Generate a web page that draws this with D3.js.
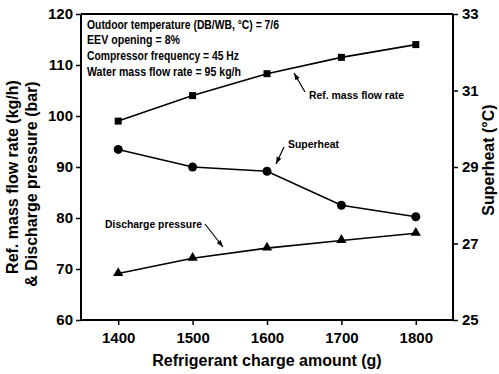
<!DOCTYPE html>
<html><head><meta charset="utf-8">
<script src="https://cdn.jsdelivr.net/npm/d3@7"></script>
<style>
body{margin:0;background:#fff;}
text{font-family:"Liberation Sans",Arial,sans-serif;font-weight:bold;fill:#000;}
</style></head>
<body><svg id="c" width="499" height="374"></svg>
<script>
const charge = [1400, 1500, 1600, 1700, 1800];
const massFlow = [99.0, 104.0, 108.3, 111.5, 114.0];
const dischargeP = [69.1, 72.1, 74.1, 75.6, 77.0];
const superheat = [29.46, 29.0, 28.89, 28.0, 27.7];
const leftTicks = [60, 70, 80, 90, 100, 110, 120];
const rightTicks = [25, 27, 29, 31, 33];
const xTicks = [1400, 1500, 1600, 1700, 1800];
const infoLines = ["Outdoor temperature (DB/WB, \u00B0C) = 7/6", "EEV opening = 8%", "Compressor frequency = 45 Hz", "Water mass flow rate = 95 kg/h"];

const svg = d3.select("#c");
const L = 81, R = 453, T = 14, B = 320;
const x = d3.scaleLinear().domain([1350, 1850]).range([L, R]);
const yL = d3.scaleLinear().domain([60, 120]).range([B, T]);
const yR = d3.scaleLinear().domain([25, 33]).range([B, T]);

// axes
const ax = svg.append("g").attr("transform", `translate(0,${B})`)
  .call(d3.axisBottom(x).tickValues(xTicks).tickSize(5).tickPadding(5).tickFormat(d3.format("d")));
const ayl = svg.append("g").attr("transform", `translate(${L},0)`)
  .call(d3.axisLeft(yL).tickValues(leftTicks).tickSize(5).tickPadding(3));
const ayr = svg.append("g").attr("transform", `translate(${R},0)`)
  .call(d3.axisRight(yR).tickValues(rightTicks).tickSize(5).tickPadding(4));
[ax, ayl, ayr].forEach(g => {
  g.select(".domain").attr("stroke", "#000").attr("stroke-width", 2);
  g.selectAll(".tick line").attr("stroke", "#000").attr("stroke-width", 1.5);
  g.selectAll(".tick text").style("font-size", "15px").style("font-family", "Liberation Sans,Arial,sans-serif").style("font-weight", "bold").attr("fill", "#000");
});
ax.select(".domain").attr("d", `M${L},0H${R}`);
ayl.select(".domain").attr("d", `M0,${B}V${T}`);
ayr.select(".domain").attr("d", `M0,${B}V${T}`);
ax.selectAll(".tick text").attr("dy", "0.85em");
// top frame line
svg.append("line").attr("x1", L).attr("x2", R).attr("y1", T).attr("y2", T).attr("stroke", "#000").attr("stroke-width", 2);

// series lines
const lineL = d3.line().x((d, i) => x(charge[i])).y(d => yL(d));
const lineR = d3.line().x((d, i) => x(charge[i])).y(d => yR(d));
svg.append("path").attr("d", lineL(massFlow)).attr("fill", "none").attr("stroke", "#000").attr("stroke-width", 1.6);
svg.append("path").attr("d", lineL(dischargeP)).attr("fill", "none").attr("stroke", "#000").attr("stroke-width", 1.6);
svg.append("path").attr("d", lineR(superheat)).attr("fill", "none").attr("stroke", "#000").attr("stroke-width", 1.6);

// markers
svg.selectAll(".sq").data(massFlow).enter().append("rect")
  .attr("x", (d, i) => x(charge[i]) - 3.5).attr("y", d => yL(d) - 3.5)
  .attr("width", 7).attr("height", 7).attr("fill", "#000");
svg.selectAll(".ci").data(superheat).enter().append("circle")
  .attr("cx", (d, i) => x(charge[i])).attr("cy", d => yR(d)).attr("r", 4.5).attr("fill", "#000");
const tri = d3.symbol().type(d3.symbolTriangle).size(45);
svg.selectAll(".tr").data(dischargeP).enter().append("path")
  .attr("d", tri).attr("transform", (d, i) => `translate(${x(charge[i])},${yL(d) - 0.5})`).attr("fill", "#000");

// info text
const infoLens = [192, 93, 152, 154];
infoLines.forEach((t, i) => {
  svg.append("text").attr("x", 87).attr("y", 28.5 + i * 15.7).text(t)
    .style("font-size", "12px").attr("textLength", infoLens[i]).attr("lengthAdjust", "spacingAndGlyphs");
});

// annotations
function annot(tx, ty, txt, len, x1, y1, x2, y2) {
  svg.append("text").attr("x", tx).attr("y", ty).text(txt).style("font-size", "11.5px")
    .attr("textLength", len).attr("lengthAdjust", "spacingAndGlyphs");
  svg.append("line").attr("x1", x1).attr("y1", y1).attr("x2", x2).attr("y2", y2).attr("stroke", "#000").attr("stroke-width", 1.2);
  const ang = Math.atan2(y2 - y1, x2 - x1);
  const hl = 7, hw = 2.5;
  const bx = x2 - hl * Math.cos(ang), by = y2 - hl * Math.sin(ang);
  const px = -Math.sin(ang) * hw, py = Math.cos(ang) * hw;
  svg.append("path").attr("d", `M${x2},${y2}L${bx + px},${by + py}L${bx - px},${by - py}Z`).attr("fill", "#000");
}
annot(309, 99, "Ref. mass flow rate", 95, 305, 92, 294, 73);
annot(288, 148, "Superheat", 51, 284, 147, 276, 164);
annot(105, 228, "Discharge pressure", 97, 205, 224, 223, 247);

// axis titles
svg.append("text").attr("transform", "translate(18,177) rotate(-90)").attr("text-anchor", "middle")
  .style("font-size", "16px").text("Ref. mass flow rate (kg/h)");
svg.append("text").attr("transform", "translate(37,184) rotate(-90)").attr("text-anchor", "middle")
  .style("font-size", "16px").text("& Discharge pressure (bar)");
svg.append("text").attr("transform", "translate(494,160) rotate(-90)").attr("text-anchor", "middle")
  .style("font-size", "16px").text("Superheat (\u00B0C)");
svg.append("text").attr("x", 267).attr("y", 366).attr("text-anchor", "middle")
  .style("font-size", "16px").text("Refrigerant charge amount (g)");
</script></body></html>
■ ■ ■ ■ ■ ■ ■
=== Work to be completed ===
Copy the material above exactly and drop the pictures.

=== Solution for this exercise ===
Generate a web page that draws this with D3.js.
<!DOCTYPE html>
<html><head><meta charset="utf-8">
<script src="https://cdn.jsdelivr.net/npm/d3@7"></script>
<style>
body{margin:0;background:#fff;}
text{font-family:"Liberation Sans",Arial,sans-serif;font-weight:bold;fill:#000;}
</style></head>
<body><svg id="c" width="499" height="374"></svg>
<script>
const charge = [1400, 1500, 1600, 1700, 1800];
const massFlow = [99.0, 104.0, 108.3, 111.5, 114.0];
const dischargeP = [69.1, 72.1, 74.1, 75.6, 77.0];
const superheat = [29.46, 29.0, 28.89, 28.0, 27.7];
const leftTicks = [60, 70, 80, 90, 100, 110, 120];
const rightTicks = [25, 27, 29, 31, 33];
const xTicks = [1400, 1500, 1600, 1700, 1800];
const infoLines = ["Outdoor temperature (DB/WB, \u00B0C) = 7/6", "EEV opening = 8%", "Compressor frequency = 45 Hz", "Water mass flow rate = 95 kg/h"];

const svg = d3.select("#c");
const L = 81, R = 453, T = 14, B = 320;
const x = d3.scaleLinear().domain([1350, 1850]).range([L, R]);
const yL = d3.scaleLinear().domain([60, 120]).range([B, T]);
const yR = d3.scaleLinear().domain([25, 33]).range([B, T]);

// axes
const ax = svg.append("g").attr("transform", `translate(0,${B})`)
  .call(d3.axisBottom(x).tickValues(xTicks).tickSize(5).tickPadding(5).tickFormat(d3.format("d")));
const ayl = svg.append("g").attr("transform", `translate(${L},0)`)
  .call(d3.axisLeft(yL).tickValues(leftTicks).tickSize(5).tickPadding(3));
const ayr = svg.append("g").attr("transform", `translate(${R},0)`)
  .call(d3.axisRight(yR).tickValues(rightTicks).tickSize(5).tickPadding(4));
[ax, ayl, ayr].forEach(g => {
  g.select(".domain").attr("stroke", "#000").attr("stroke-width", 2);
  g.selectAll(".tick line").attr("stroke", "#000").attr("stroke-width", 1.5);
  g.selectAll(".tick text").style("font-size", "15px").style("font-family", "Liberation Sans,Arial,sans-serif").style("font-weight", "bold").attr("fill", "#000");
});
ax.select(".domain").attr("d", `M${L},0H${R}`);
ayl.select(".domain").attr("d", `M0,${B}V${T}`);
ayr.select(".domain").attr("d", `M0,${B}V${T}`);
ax.selectAll(".tick text").attr("dy", "0.85em");
// top frame line
svg.append("line").attr("x1", L).attr("x2", R).attr("y1", T).attr("y2", T).attr("stroke", "#000").attr("stroke-width", 2);

// series lines
const lineL = d3.line().x((d, i) => x(charge[i])).y(d => yL(d));
const lineR = d3.line().x((d, i) => x(charge[i])).y(d => yR(d));
svg.append("path").attr("d", lineL(massFlow)).attr("fill", "none").attr("stroke", "#000").attr("stroke-width", 1.6);
svg.append("path").attr("d", lineL(dischargeP)).attr("fill", "none").attr("stroke", "#000").attr("stroke-width", 1.6);
svg.append("path").attr("d", lineR(superheat)).attr("fill", "none").attr("stroke", "#000").attr("stroke-width", 1.6);

// markers
svg.selectAll(".sq").data(massFlow).enter().append("rect")
  .attr("x", (d, i) => x(charge[i]) - 3.5).attr("y", d => yL(d) - 3.5)
  .attr("width", 7).attr("height", 7).attr("fill", "#000");
svg.selectAll(".ci").data(superheat).enter().append("circle")
  .attr("cx", (d, i) => x(charge[i])).attr("cy", d => yR(d)).attr("r", 4.5).attr("fill", "#000");
const tri = d3.symbol().type(d3.symbolTriangle).size(45);
svg.selectAll(".tr").data(dischargeP).enter().append("path")
  .attr("d", tri).attr("transform", (d, i) => `translate(${x(charge[i])},${yL(d) - 0.5})`).attr("fill", "#000");

// info text
const infoLens = [192, 93, 152, 154];
infoLines.forEach((t, i) => {
  svg.append("text").attr("x", 87).attr("y", 28.5 + i * 15.7).text(t)
    .style("font-size", "12px").attr("textLength", infoLens[i]).attr("lengthAdjust", "spacingAndGlyphs");
});

// annotations
function annot(tx, ty, txt, len, x1, y1, x2, y2) {
  svg.append("text").attr("x", tx).attr("y", ty).text(txt).style("font-size", "11.5px")
    .attr("textLength", len).attr("lengthAdjust", "spacingAndGlyphs");
  svg.append("line").attr("x1", x1).attr("y1", y1).attr("x2", x2).attr("y2", y2).attr("stroke", "#000").attr("stroke-width", 1.2);
  const ang = Math.atan2(y2 - y1, x2 - x1);
  const hl = 7, hw = 2.5;
  const bx = x2 - hl * Math.cos(ang), by = y2 - hl * Math.sin(ang);
  const px = -Math.sin(ang) * hw, py = Math.cos(ang) * hw;
  svg.append("path").attr("d", `M${x2},${y2}L${bx + px},${by + py}L${bx - px},${by - py}Z`).attr("fill", "#000");
}
annot(309, 99, "Ref. mass flow rate", 95, 305, 92, 294, 73);
annot(288, 148, "Superheat", 51, 284, 147, 276, 164);
annot(105, 228, "Discharge pressure", 97, 205, 224, 223, 247);

// axis titles
svg.append("text").attr("transform", "translate(18,177) rotate(-90)").attr("text-anchor", "middle")
  .style("font-size", "16px").text("Ref. mass flow rate (kg/h)");
svg.append("text").attr("transform", "translate(37,184) rotate(-90)").attr("text-anchor", "middle")
  .style("font-size", "16px").text("& Discharge pressure (bar)");
svg.append("text").attr("transform", "translate(494,160) rotate(-90)").attr("text-anchor", "middle")
  .style("font-size", "16px").text("Superheat (\u00B0C)");
svg.append("text").attr("x", 267).attr("y", 366).attr("text-anchor", "middle")
  .style("font-size", "16px").text("Refrigerant charge amount (g)");
</script></body></html>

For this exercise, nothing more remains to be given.